**PROBLEM REQUIREMENTS:**
Return each line containing the string "standalone".

**Data listing:**
— begin —

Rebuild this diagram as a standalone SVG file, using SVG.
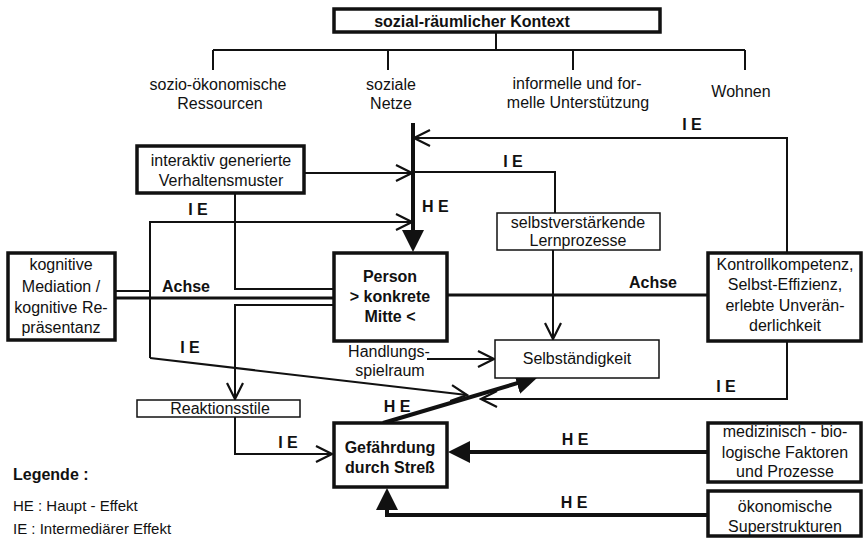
<svg xmlns="http://www.w3.org/2000/svg" width="863" height="538" viewBox="0 0 863 538">
<style>
text{font-family:"Liberation Sans",Arial,sans-serif;font-size:16px;fill:#111;text-anchor:middle}
.b{font-weight:bold}
.l{text-anchor:start}
.thick{fill:#fff;stroke:#111;stroke-width:3.5}
.thin{fill:#fff;stroke:#111;stroke-width:1.5}
.c{fill:none;stroke:#111;stroke-width:2}
.cm{fill:none;stroke:#111;stroke-width:3}
.ct{fill:none;stroke:#111;stroke-width:4}
</style>
<defs>
<marker id="open" viewBox="0 0 20 20" refX="18" refY="10" markerWidth="20" markerHeight="20" markerUnits="userSpaceOnUse" orient="auto">
<path d="M2,2 L18,10 L2,18" fill="none" stroke="#111" stroke-width="2.2"/>
</marker>
<marker id="fill" viewBox="0 0 22 22" refX="10" refY="11" markerWidth="22" markerHeight="22" markerUnits="userSpaceOnUse" orient="auto">
<path d="M0,0 L22,11 L0,22 z" fill="#111"/>
</marker>
</defs>
<rect width="863" height="538" fill="#fff"/>

<g id="connectors">
<path class="c" d="M496,32 V50 M213,50 H745 M213,50 V70 M388,50 V70 M573,50 V70 M745,50 V70"/>
<path class="ct" d="M413,123 V240" marker-end="url(#fill)"/>
<path class="c" d="M787,252 V138 H414" marker-end="url(#open)"/>
<path class="c" d="M555,213 V172 H413"/>
<path class="c" d="M304,173 H412" marker-end="url(#open)"/>
<path class="c" d="M150,358 V222 H412" marker-end="url(#open)"/>
<path class="c" d="M235,193 V289 H333"/>
<path class="c" d="M333,305 H235 V399" marker-end="url(#open)"/>
<path class="c" d="M115,291 H150"/>
<path class="cm" d="M115,298 H333"/>
<path class="cm" d="M447,295 H707"/>
<path class="c" d="M553,250 V339" marker-end="url(#open)"/>
<path class="c" d="M427,359 H494" marker-end="url(#open)"/>
<path class="c" d="M150,358 L467,395" marker-end="url(#open)"/>
<path class="ct" d="M383,423 L526.5,380.4" marker-end="url(#fill)"/>
<path class="c" d="M787,341 V399 H481" marker-end="url(#open)"/>
<path class="c" d="M235,417 V454 H332" marker-end="url(#open)"/>
<path class="ct" d="M707,452 H460" marker-end="url(#fill)"/>
<path class="ct" d="M707,515 H387 V500" marker-end="url(#fill)"/>
</g>

<g id="labels">
<text x="218" y="90">sozio-ökonomische</text>
<text x="220" y="109">Ressourcen</text>
<text x="391" y="90">soziale</text>
<text x="391" y="109">Netze</text>
<text x="577" y="89">informelle und for-</text>
<text x="578" y="108">melle Unterstützung</text>
<text x="741" y="97">Wohnen</text>
<text class="b" x="692" y="130">I E</text>
<text class="b" x="513" y="167">I E</text>
<text class="b l" x="422" y="212">H E</text>
<text class="b" x="198" y="215">I E</text>
<text class="b" x="186" y="292">Achse</text>
<text class="b" x="653" y="288">Achse</text>
<text class="b" x="190" y="353">I E</text>
<text x="389" y="357">Handlungs-</text>
<text x="390" y="376">spielraum</text>
<text class="b" x="397" y="412">H E</text>
<text class="b" x="726" y="392">I E</text>
<text class="b" x="288" y="448">I E</text>
<text class="b" x="575" y="445">H E</text>
<text class="b" x="574" y="508">H E</text>
</g>

<g id="kontext">
<rect class="thick" x="334" y="9" width="326" height="23"/>
<text class="b" x="472" y="27">sozial-räumlicher Kontext</text>
</g>
<g id="verhaltensmuster">
<rect class="thick" x="137" y="146" width="167" height="47"/>
<text x="221" y="166">interaktiv generierte</text>
<text x="221" y="186">Verhaltensmuster</text>
</g>
<g id="lernprozesse">
<rect class="thin" x="497" y="213" width="163" height="37"/>
<text x="578" y="228">selbstverstärkende</text>
<text x="578" y="246">Lernprozesse</text>
</g>
<g id="kognitive">
<rect class="thick" x="8" y="253" width="107" height="87"/>
<text x="61" y="270">kognitive</text>
<text x="61" y="292">Mediation /</text>
<text x="61" y="313">kognitive Re-</text>
<text x="61" y="333">präsentanz</text>
</g>
<g id="person">
<rect class="thick" x="334" y="253" width="113" height="88"/>
<text class="b" x="390" y="282">Person</text>
<text class="b" x="390" y="302">&gt; konkrete</text>
<text class="b" x="390" y="322">Mitte &lt;</text>
</g>
<g id="kontrollkompetenz">
<rect class="thick" x="708" y="253" width="153" height="88"/>
<text x="785" y="270">Kontrollkompetenz,</text>
<text x="785" y="290">Selbst-Effizienz,</text>
<text x="785" y="311">erlebte Unverän-</text>
<text x="785" y="331">derlichkeit</text>
</g>
<g id="selbstaendigkeit">
<rect class="thin" x="495" y="340" width="164" height="38"/>
<text x="577" y="364">Selbständigkeit</text>
</g>
<g id="reaktionsstile">
<rect class="thin" x="137" y="400" width="163" height="17"/>
<text x="220" y="414">Reaktionsstile</text>
</g>
<g id="gefaehrdung">
<rect class="thick" x="334" y="423" width="113" height="64"/>
<text class="b" x="390" y="453">Gefährdung</text>
<text class="b" x="390" y="473">durch Streß</text>
</g>
<g id="medizinisch">
<rect class="thick" x="708" y="423" width="153" height="59"/>
<text x="785" y="437">medizinisch - bio-</text>
<text x="785" y="458">logische Faktoren</text>
<text x="785" y="477">und Prozesse</text>
</g>
<g id="oekonomisch">
<rect class="thick" x="708" y="491" width="153" height="45"/>
<text x="785" y="512">ökonomische</text>
<text x="785" y="532">Superstrukturen</text>
</g>
<g id="legende">
<text class="b l" x="13" y="480">Legende :</text>
<text class="l" x="13" y="511" style="font-size:15px">HE : Haupt - Effekt</text>
<text class="l" x="13" y="534" style="font-size:15px">IE  : Intermediärer Effekt</text>
</g>
</svg>
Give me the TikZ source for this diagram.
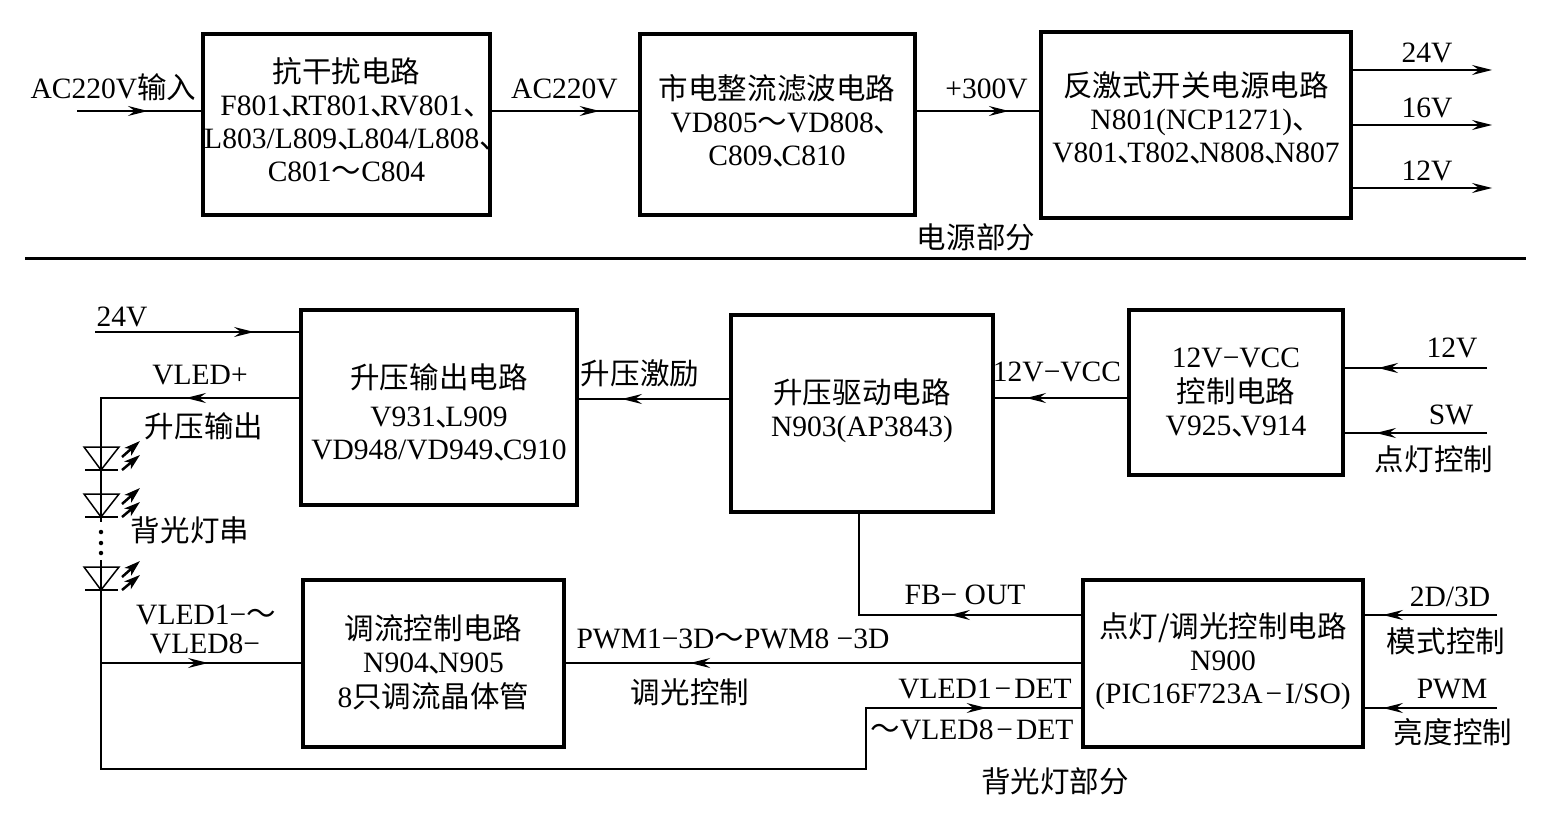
\documentclass[tikz,border=0pt]{standalone}
\usepackage{fontspec}
\setmainfont{Liberation Serif}
\newfontfamily\cjk{Noto Sans CJK SC}
\usetikzlibrary{arrows.meta,decorations.markings}

\newcommand{\zh}[1]{{\cjk #1}}
\newcommand{\dun}{{\cjk 、}\kern-.68em}
\newcommand{\til}{{\cjk ～}}
\newcommand{\mn}{\kern.1em−\kern.1em}
\newcommand{\boxlines}[2]{\makebox[0pt]{\raisebox{\dimexpr#1-.35em\relax}[0pt][0pt]{\begin{tabular}{@{}c@{}}#2\end{tabular}}}}

\tikzset{
  every node/.style={font=\fontsize{16.8}{18.8}\selectfont, inner sep=0pt, outer sep=0pt},
  boxnode/.style 2 args={draw, line width=0.08cm, minimum width=#1*0.02cm, minimum height=#2*0.02cm},
  wire/.style={line width=0.03cm},
  wirethick/.style={line width=0.04cm},
  tip/.style={postaction={decorate}, decoration={markings, mark=at position #1 with {\arrow{Stealth[length=0.4cm,width=0.2cm,inset=0.14cm]}}}},
  outwire/.style={wire, -{Stealth[length=0.4cm,width=0.2cm,inset=0.14cm]}},
  ray/.style={line width=0.05cm, -{Stealth[length=0.32cm,width=0.2cm,inset=0.08cm]}}
}

\begin{document}
\begin{tikzpicture}[x=0.02cm, y=-0.02cm]
\useasboundingbox (0,0) rectangle (1554,817);

% power part
\node[boxnode={287}{181}] (filter) at (346.5,124.5) {\boxlines{0.06cm}{\zh{抗干扰电路}\\F801\dun RT801\dun RV801\dun\\L803/L809\dun L804/L808\dun\\C801\til C804}};
\node[boxnode={275}{181}] (rectifier) at (777,124.5) {\boxlines{0.05cm}{\zh{市电整流滤波电路}\\VD805\til VD808\dun\\C809\dun C810}};
\node[boxnode={310}{186}] (flyback) at (1196,125) {\boxlines{0.12cm}{\zh{反激式开关电源电路}\\N801(NCP1271)\dun\\V801\dun T802\dun N808\dun N807}};

\coordinate (acin) at (77,111);
\coordinate (out24) at (1492,70);
\coordinate (out16) at (1492,125);
\coordinate (out12) at (1492,188);

\draw[wire, tip=0.563] (acin) -- (filter.west |- acin);
\draw[wire, tip=0.733] (filter.east |- acin) -- (rectifier.west |- acin);
\draw[wire, tip=0.746] (rectifier.east |- acin) -- (flyback.west |- acin);
\draw[outwire] (flyback.east |- out24) -- (out24);
\draw[outwire] (flyback.east |- out16) -- (out16);
\draw[outwire] (flyback.east |- out12) -- (out12);

\node (acinlabel) at (113.5,87) {AC220V\zh{输入}};
\node (aclabel) at (564.5,89) {AC220V};
\node (hvlabel) at (986.5,89) {+300V};
\node (v24label) at (1427,53) {24V};
\node (v16label) at (1427,108) {16V};
\node (v12label) at (1427,171) {12V};
\node (powerlabel) at (976,237) {\zh{电源部分}};

% divider
\coordinate (divleft) at (25,259);
\coordinate (divright) at (1526,259);
\draw[line width=0.06cm] (divleft) -- (divright);

% backlight part
\node[boxnode={276}{195}] (boost) at (439,407.5) {\boxlines{-0.12cm}{\zh{升压输出电路}\\[3pt]V931\dun L909\\VD948/VD949\dun C910}};
\node[boxnode={262}{197}] (driver) at (862,413.5) {\boxlines{0.07cm}{\zh{升压驱动电路}\\N903(AP3843)}};
\node[boxnode={214}{165}] (vcc) at (1236,392.5) {\boxlines{0cm}{12V−VCC\\\zh{控制电路}\\V925\dun V914}};
\node[boxnode={261}{167}] (dimmer) at (433.5,663.5) {\boxlines{0cm}{\zh{调流控制电路}\\N904\dun N905\\8\zh{只调流晶体管}}};
\node[boxnode={280}{167}] (mcu) at (1223,663.5) {\boxlines{0.06cm}{\zh{点灯/调光控制电路}\\N900\\(PIC16F723A\mn I/SO)}};

\coordinate (in24) at (95,332);
\coordinate (ledtop) at (101,398);
\coordinate (ledmid) at (101,522);
\coordinate (ledlow) at (101,560);
\coordinate (ledbot) at (101,769);
\coordinate (detup) at (866,769);
\coordinate (detin) at (866,708);
\coordinate (vledjoin) at (101,663);
\coordinate (drvlink) at (731,399);
\coordinate (vcclink) at (1129,398);
\coordinate (in12) at (1487,368);
\coordinate (insw) at (1487,433);
\coordinate (fbturn) at (859,615);
\coordinate (in3d) at (1497,615);
\coordinate (pwmlink) at (1083,663);
\coordinate (inpwm) at (1497,708);

\draw[wire, tip=0.772] (in24) -- (boost.west |- in24);
\draw[wirethick, tip=0.355] (boost.west |- ledtop) -- (ledtop) -- (ledmid);
\draw[wire, tip=0.923] (ledlow) -- (ledbot) -- (detup) -- (detin) -- (mcu.west |- detin);
\draw[wire, tip=0.53] (vledjoin) -- (dimmer.west |- vledjoin);
\draw[wire, tip=0.708] (drvlink) -- (boost.east |- drvlink);
\draw[wire, tip=0.757] (vcclink) -- (driver.east |- vcclink);
\draw[wirethick, tip=0.757] (in12) -- (vcc.east |- in12);
\draw[wire, tip=0.771] (insw) -- (vcc.east |- insw);
\draw[wire, tip=0.407] (mcu.west |- fbturn) -- (fbturn) -- (driver.south -| fbturn);
\draw[wirethick, tip=0.757] (pwmlink) -- (dimmer.east |- pwmlink);
\draw[wire, tip=0.851] (in3d) -- (mcu.east |- in3d);
\draw[wire, tip=0.851] (inpwm) -- (mcu.east |- inpwm);

% LED string
\foreach \ledy in {470,517,590} {
  \begin{scope}[shift={(0,\ledy)}]
    \draw[wire] (84,-23) -- (119,-23) -- (101,0) -- cycle;
    \draw[wire] (85,0) -- (118,0);
    \draw[ray] (122,-13) -- (140,-29);
    \draw[ray] (122,0) -- (140,-15);
  \end{scope}
}
\fill (101,532) circle (0.045cm);
\fill (101,543) circle (0.045cm);
\fill (101,553) circle (0.045cm);

\node (in24label) at (122,317) {24V};
\node (vledlabel) at (200,375) {VLED+};
\node (boostoutlabel) at (204,426) {\zh{升压输出}};
\node (stringlabel) at (190,530) {\zh{背光灯串}};
\node (vledalabel) at (206,615) {VLED1−\til};
\node (vledblabel) at (205,644) {VLED8−};
\node (excitelabel) at (640,373) {\zh{升压激励}};
\node (vcclabel) at (1057,372) {12V−VCC};
\node (in12label) at (1452,348) {12V};
\node (swlabel) at (1451,415) {SW};
\node (lightlabel) at (1434,459) {\zh{点灯控制}};
\node (fblabel) at (965,595) {FB− OUT};
\node (in3dlabel) at (1450,597) {2D/3D};
\node (modelabel) at (1446,641) {\zh{模式控制}};
\node (pwmlabel) at (733,639) {PWM1−3D\til PWM8 −3D};
\node (dimlabel) at (690,692) {\zh{调光控制}};
\node (detalabel) at (985,689) {VLED1\mn DET};
\node (detblabel) at (972,730) {\til VLED8\mn DET};
\node (inpwmlabel) at (1452,689) {PWM};
\node (brightlabel) at (1453,732) {\zh{亮度控制}};
\node (backlabel) at (1055,781) {\zh{背光灯部分}};
\end{tikzpicture}
\end{document}
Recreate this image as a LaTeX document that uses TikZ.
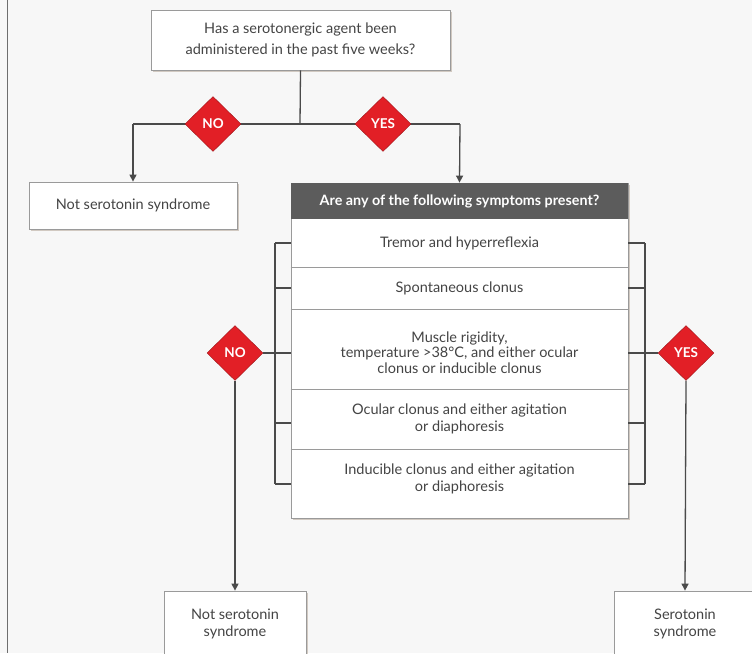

— end —

**ANSWER FOR THE TASK:**
Rebuild this diagram as a standalone SVG file, using SVG.
\documentclass[tikz,border=0pt]{standalone}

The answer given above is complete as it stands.